**DIRECTIVE:**
Reproduce exactly, and nothing else, the lines from the one that contains "Emit a Python" through the one that contains "plt.rcParams['font.family'] = ['Liberation". Leave the pictures out.

**Records excerpted from a collection:**
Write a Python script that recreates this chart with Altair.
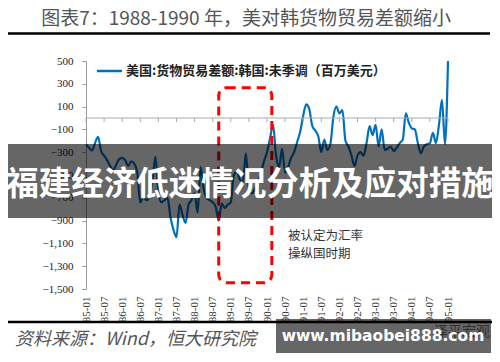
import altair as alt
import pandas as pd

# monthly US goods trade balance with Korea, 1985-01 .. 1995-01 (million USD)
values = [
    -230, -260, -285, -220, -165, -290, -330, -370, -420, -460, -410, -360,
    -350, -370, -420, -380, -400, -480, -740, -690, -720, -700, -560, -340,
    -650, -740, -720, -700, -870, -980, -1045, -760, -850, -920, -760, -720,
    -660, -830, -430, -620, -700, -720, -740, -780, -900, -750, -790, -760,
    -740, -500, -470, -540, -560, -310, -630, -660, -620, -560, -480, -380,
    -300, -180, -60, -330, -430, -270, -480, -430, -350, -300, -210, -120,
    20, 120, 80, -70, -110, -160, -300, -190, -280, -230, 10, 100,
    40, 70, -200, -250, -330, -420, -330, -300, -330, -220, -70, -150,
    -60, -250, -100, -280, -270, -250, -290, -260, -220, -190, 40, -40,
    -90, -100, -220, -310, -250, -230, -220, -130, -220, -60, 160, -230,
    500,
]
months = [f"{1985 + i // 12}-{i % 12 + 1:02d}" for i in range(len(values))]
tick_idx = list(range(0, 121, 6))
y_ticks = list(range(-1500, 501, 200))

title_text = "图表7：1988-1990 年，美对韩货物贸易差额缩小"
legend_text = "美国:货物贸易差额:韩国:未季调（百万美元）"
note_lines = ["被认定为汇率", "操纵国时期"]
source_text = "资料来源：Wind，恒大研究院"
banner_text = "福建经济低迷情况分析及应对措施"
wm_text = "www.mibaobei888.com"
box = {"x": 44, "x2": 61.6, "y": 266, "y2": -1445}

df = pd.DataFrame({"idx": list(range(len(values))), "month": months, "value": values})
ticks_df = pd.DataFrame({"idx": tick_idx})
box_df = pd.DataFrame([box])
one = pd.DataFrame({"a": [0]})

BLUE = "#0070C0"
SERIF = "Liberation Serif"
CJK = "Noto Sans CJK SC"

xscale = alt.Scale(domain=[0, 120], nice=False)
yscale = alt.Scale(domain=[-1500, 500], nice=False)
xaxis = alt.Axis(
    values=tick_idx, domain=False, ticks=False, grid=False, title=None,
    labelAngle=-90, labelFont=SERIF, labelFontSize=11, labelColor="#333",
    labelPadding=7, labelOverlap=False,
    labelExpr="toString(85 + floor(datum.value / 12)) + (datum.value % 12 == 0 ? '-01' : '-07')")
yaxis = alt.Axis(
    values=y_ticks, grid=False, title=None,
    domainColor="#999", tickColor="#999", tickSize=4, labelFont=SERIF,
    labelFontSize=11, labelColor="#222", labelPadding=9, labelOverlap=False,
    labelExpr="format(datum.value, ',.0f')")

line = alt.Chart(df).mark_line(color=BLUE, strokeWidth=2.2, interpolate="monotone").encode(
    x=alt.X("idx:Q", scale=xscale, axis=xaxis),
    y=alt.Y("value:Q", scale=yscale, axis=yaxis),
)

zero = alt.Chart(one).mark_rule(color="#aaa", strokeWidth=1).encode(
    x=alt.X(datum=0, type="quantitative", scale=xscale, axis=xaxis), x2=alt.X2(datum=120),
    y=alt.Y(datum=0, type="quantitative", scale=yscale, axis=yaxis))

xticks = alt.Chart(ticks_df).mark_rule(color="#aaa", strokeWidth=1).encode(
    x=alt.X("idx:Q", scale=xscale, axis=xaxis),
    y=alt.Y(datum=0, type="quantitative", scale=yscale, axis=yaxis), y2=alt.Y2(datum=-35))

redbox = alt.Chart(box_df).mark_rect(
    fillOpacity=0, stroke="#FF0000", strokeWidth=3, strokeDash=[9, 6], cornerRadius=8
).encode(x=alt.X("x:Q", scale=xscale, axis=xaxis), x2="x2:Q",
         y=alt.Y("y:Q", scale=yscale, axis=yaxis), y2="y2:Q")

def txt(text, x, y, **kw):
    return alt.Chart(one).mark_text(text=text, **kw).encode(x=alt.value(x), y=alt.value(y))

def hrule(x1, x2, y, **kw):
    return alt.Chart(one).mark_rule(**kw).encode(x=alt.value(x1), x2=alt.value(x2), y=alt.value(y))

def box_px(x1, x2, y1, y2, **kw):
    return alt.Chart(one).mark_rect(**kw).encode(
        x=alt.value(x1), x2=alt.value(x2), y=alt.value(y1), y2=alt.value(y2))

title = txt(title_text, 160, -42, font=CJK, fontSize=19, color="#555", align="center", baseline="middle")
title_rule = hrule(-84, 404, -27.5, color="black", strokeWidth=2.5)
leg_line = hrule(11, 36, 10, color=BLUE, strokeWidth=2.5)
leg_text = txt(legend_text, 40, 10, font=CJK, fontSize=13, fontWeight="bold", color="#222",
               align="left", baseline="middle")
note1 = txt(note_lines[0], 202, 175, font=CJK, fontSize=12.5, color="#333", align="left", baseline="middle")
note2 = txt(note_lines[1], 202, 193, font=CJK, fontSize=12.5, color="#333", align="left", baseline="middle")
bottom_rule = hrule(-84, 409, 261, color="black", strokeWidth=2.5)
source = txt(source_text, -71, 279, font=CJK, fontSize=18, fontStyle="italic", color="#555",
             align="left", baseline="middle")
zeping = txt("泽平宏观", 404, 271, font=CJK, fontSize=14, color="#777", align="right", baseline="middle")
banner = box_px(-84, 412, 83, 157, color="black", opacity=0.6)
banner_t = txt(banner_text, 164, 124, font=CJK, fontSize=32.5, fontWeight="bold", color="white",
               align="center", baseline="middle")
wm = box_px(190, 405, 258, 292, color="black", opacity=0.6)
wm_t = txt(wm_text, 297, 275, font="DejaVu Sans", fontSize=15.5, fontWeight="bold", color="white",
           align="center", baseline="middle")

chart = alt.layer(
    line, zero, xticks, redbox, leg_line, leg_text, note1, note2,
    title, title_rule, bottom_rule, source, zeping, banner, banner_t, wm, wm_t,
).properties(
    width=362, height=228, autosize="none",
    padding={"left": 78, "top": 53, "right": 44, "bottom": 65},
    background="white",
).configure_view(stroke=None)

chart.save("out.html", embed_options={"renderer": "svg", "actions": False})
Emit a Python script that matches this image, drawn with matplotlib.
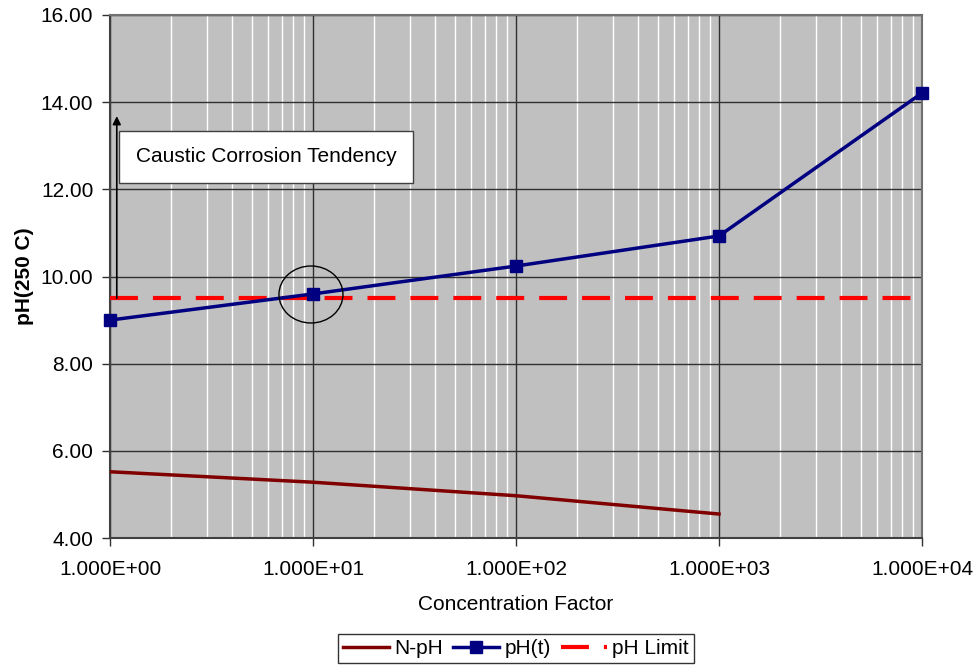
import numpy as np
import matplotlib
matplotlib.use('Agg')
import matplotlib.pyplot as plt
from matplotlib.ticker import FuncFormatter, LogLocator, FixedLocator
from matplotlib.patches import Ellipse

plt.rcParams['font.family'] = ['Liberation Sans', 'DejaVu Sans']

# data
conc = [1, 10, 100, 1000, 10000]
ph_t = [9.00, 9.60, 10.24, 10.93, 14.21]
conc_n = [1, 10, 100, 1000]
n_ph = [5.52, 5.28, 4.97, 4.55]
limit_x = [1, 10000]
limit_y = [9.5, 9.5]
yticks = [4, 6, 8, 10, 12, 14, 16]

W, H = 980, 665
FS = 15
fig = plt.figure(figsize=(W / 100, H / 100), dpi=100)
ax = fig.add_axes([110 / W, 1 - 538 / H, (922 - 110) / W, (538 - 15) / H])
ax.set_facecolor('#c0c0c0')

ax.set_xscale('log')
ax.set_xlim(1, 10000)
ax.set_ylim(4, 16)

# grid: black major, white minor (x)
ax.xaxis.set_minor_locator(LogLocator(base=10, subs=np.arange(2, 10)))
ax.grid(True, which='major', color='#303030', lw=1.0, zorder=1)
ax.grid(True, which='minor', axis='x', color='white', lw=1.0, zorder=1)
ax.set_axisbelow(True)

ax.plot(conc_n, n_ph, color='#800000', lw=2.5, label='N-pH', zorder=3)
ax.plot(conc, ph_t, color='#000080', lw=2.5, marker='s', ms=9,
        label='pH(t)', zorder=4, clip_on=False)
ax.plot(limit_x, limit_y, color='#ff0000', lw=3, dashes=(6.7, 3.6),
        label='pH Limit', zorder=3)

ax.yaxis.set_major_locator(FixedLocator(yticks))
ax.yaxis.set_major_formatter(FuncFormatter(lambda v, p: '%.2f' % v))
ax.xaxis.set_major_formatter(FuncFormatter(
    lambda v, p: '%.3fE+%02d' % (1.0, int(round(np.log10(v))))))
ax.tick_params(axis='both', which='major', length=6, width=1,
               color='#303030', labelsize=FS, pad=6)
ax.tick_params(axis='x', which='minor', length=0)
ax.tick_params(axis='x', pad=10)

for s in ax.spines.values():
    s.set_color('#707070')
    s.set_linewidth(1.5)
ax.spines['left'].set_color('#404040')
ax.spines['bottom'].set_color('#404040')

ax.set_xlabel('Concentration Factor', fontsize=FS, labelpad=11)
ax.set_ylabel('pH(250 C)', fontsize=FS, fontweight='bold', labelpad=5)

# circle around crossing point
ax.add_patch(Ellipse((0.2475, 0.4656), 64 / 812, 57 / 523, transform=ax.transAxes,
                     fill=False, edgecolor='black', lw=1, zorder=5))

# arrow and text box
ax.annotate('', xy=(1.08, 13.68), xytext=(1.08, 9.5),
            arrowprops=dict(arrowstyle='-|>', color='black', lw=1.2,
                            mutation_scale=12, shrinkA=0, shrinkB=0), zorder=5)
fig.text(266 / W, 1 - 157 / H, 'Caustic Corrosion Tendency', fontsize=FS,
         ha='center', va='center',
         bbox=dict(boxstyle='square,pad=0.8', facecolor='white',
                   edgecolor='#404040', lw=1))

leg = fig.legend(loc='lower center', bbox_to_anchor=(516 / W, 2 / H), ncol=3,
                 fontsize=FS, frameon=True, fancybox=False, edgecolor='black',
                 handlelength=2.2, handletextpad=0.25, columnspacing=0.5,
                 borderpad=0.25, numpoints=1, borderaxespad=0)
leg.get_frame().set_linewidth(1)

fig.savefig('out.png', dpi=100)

**THE REPLY:**
Emit a Python script that matches this image, drawn with matplotlib.
import numpy as np
import matplotlib
matplotlib.use('Agg')
import matplotlib.pyplot as plt
from matplotlib.ticker import FuncFormatter, LogLocator, FixedLocator
from matplotlib.patches import Ellipse

plt.rcParams['font.family'] = ['Liberation Sans', 'DejaVu Sans']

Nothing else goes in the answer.